Quote of the Day

Growth for the sake of growth is the philosophy of the cancer cell. PHiLOSOPHY and LiFE blog

Saturday, July 16, 2005

Gilead by Marilynne Robinson

There is a balm in Gilead

To make the wounded whole.

There is a balm in Gilead

To heal the sin-sick soul.

I Gilead book coverwas leant this book and took some time reading it. It is beautiful and deeply moving. Click on the image or follow this link, to learn more about the story and the author (who I believe won the 2005 Pulitzer Prize for this novel).

It seems to me that, among other things, this story is a reworking of the story of the Prodigal Son (Luke 15.11-end). The first person voice, John Ames, struggles with whether he can be the good father to his godson and namesake, John Ames Boughton.
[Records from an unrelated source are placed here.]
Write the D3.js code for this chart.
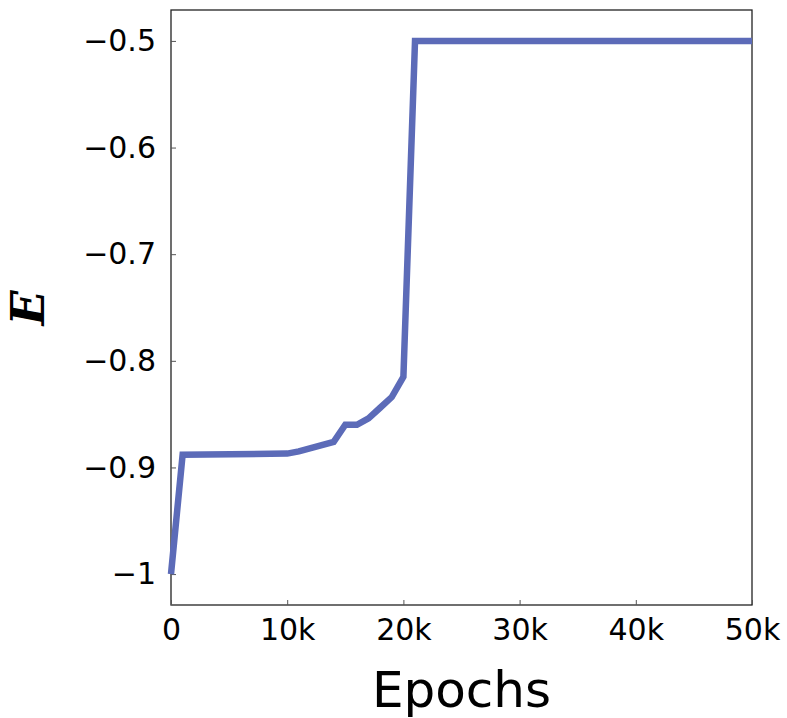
<!DOCTYPE html>
<html>
<head>
<meta charset="utf-8">
<script src="https://cdn.jsdelivr.net/npm/d3@7"></script>
<style>
  body { margin: 0; background: #fff; }
  svg { display: block; }
</style>
</head>
<body>
<svg id="chart" width="787" height="718"></svg>
<script>
const epochs = [0, 1000, 10000, 11000, 14000, 15000, 16000, 17000, 18000, 19000, 20000, 21000, 50000];
const energy = [-1.0, -0.888, -0.887, -0.885, -0.876, -0.860, -0.860, -0.854, -0.844, -0.834, -0.815, -0.5, -0.5];
const xTicks = [0, 10000, 20000, 30000, 40000, 50000];
const xTickLabels = ["0", "10k", "20k", "30k", "40k", "50k"];
const yTicks = [-1, -0.9, -0.8, -0.7, -0.6, -0.5];
const yTickLabels = ["\u22121", "\u22120.9", "\u22120.8", "\u22120.7", "\u22120.6", "\u22120.5"];

const svg = d3.select("#chart");
const L = 171, R = 752, T = 10, B = 605;

const x = d3.scaleLinear().domain([0, 50000]).range([L, R]);
const y = d3.scaleLinear().domain([-1.029, -0.471]).range([B, T]);

const tickFont = "'DejaVu Sans', sans-serif";

// frame
svg.append("rect").attr("x", L).attr("y", T).attr("width", R - L).attr("height", B - T)
  .attr("fill", "none").attr("stroke", "#222").attr("stroke-width", 1.3);

// axes
const xAxis = d3.axisBottom(x).tickValues(xTicks)
  .tickFormat((d, i) => xTickLabels[i]).tickSizeInner(-5).tickSizeOuter(0).tickPadding(14);
const gx = svg.append("g").attr("transform", `translate(0,${B})`).call(xAxis);
gx.select(".domain").remove();
gx.selectAll(".tick line").attr("stroke", "#555").attr("stroke-width", 1);
gx.selectAll(".tick text").attr("font-family", tickFont).attr("font-size", 30).attr("fill", "#000");

const yAxis = d3.axisLeft(y).tickValues(yTicks)
  .tickFormat((d, i) => yTickLabels[i]).tickSizeInner(-5).tickSizeOuter(0).tickPadding(15);
const gy = svg.append("g").attr("transform", `translate(${L},0)`).call(yAxis);
gy.select(".domain").remove();
gy.selectAll(".tick line").attr("stroke", "#555").attr("stroke-width", 1);
gy.selectAll(".tick text").attr("font-family", tickFont).attr("font-size", 30).attr("fill", "#000");

// line
const line = d3.line().x((d, i) => x(epochs[i])).y(d => y(d));
svg.append("path").datum(energy).attr("d", line)
  .attr("fill", "none").attr("stroke", "#5c6bb8").attr("stroke-width", 6.5)
  .attr("stroke-linejoin", "miter");

// labels
svg.append("text").attr("x", (L + R) / 2).attr("y", 707).attr("text-anchor", "middle")
  .attr("font-family", tickFont).attr("font-size", 50).attr("fill", "#000").text("Epochs");

svg.append("text").attr("transform", "translate(44,308) rotate(-90)")
  .attr("text-anchor", "middle")
  .attr("font-family", "'DejaVu Serif', serif").attr("font-style", "italic").attr("font-weight", "bold")
  .attr("font-size", 46).attr("fill", "#000").text("E");
</script>
</body>
</html>
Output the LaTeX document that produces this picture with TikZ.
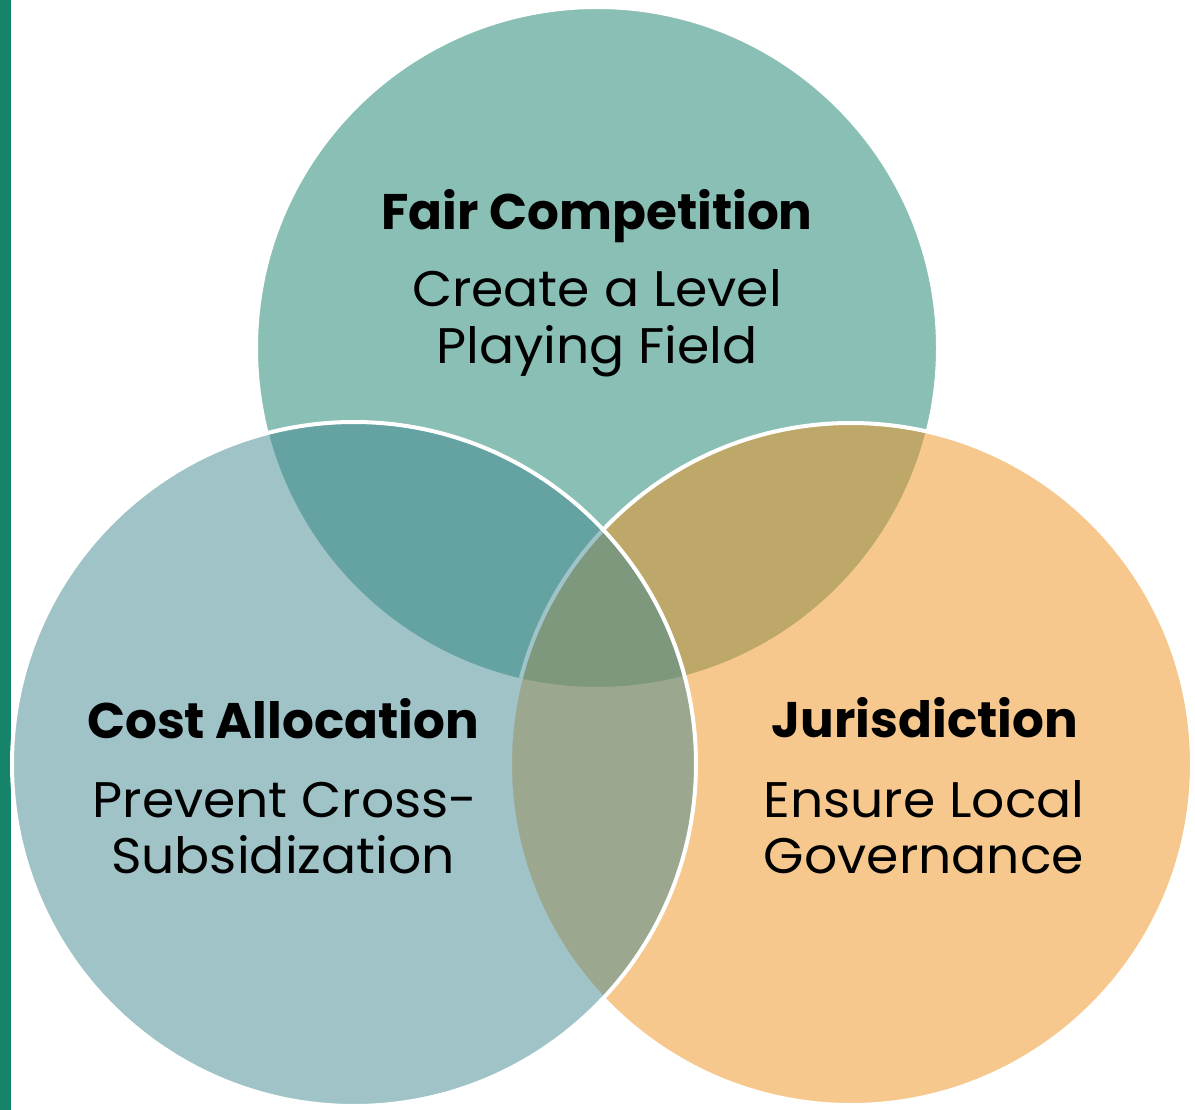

He struggles with his antipathy and his jealousy. Grace abounds.

What stikes me is that John Ames represents both the father and the older son in Luke parable. As the 'father', he comes to understand the prodigal's waywardness and inability to be at home, he grows in compassion and he becomes able to bless his son, despite the son's continued atheism.

As the 'elder son' he is the one in his family who never leaves home, who is faithful to his calling and to the town of Gilead. He struggles with his jealousy that this prodigal has the love and acceptance of his (genetic) father (old Boughton) and of his own wife. For some reason he cannot fathom, that love for the prodigal is greater, or perhaps more overt, than the love for the stay-at-home son. He fears that the prodigal will take up with his wife when he is dead - will claim his inheritance.

John Ames receives healing in both these aspects of his 'sin-sick soul' and dies whole.

It is an amazing book of an old man reviewing his life, struggling with great honesty with his demons, open-eyed to his faults and to his ways of self-deception, yet full of self-acceptance and love for the world he is about to leave.

Saturday, July 09, 2005

Reasons not to pray: 1, 2, 3

Why is prayer so difficult - desired and avoided in equal measure? I think there are three key reasons:

  1. Prayer is the time when we stop everything else we are doing. Often the first thing that occurs is an awareness of pain in myself or others: the physical or emotional or global pain, which is an opportunity for our healing and the healing of the world. It is the way of the Cross. Boredom, restlessness, loneliness, emptiness, tiredness, simple physical pain, unresolved grief (is it ever fully resolved?), failure and unfulfilled longing & dreams. Being aware of being a body puts me in touch with my fragility and mortality.
  2. Being utter failures: by definition prayer is something we cannot do; it is something God does in us. We are utterly unable to 'make it happen'; we are utterly dependant on God. We become aware of dependence and disconnection.
  3. Beauty is nothing but the beginning of terror (Duino Elegy no.1 by Rilke). God, the Universe, are so large and unimaginable and utterly other that we are filled with terror. This is akin to being plugged into the Total Perspective Vortex as described in the Hitchhiker's Guide to the Galaxy

Each of these is destructive of what we fondly like to think of as our selves. They reveal our utter indigence, mutability, insignificance and dependence. Enjoy!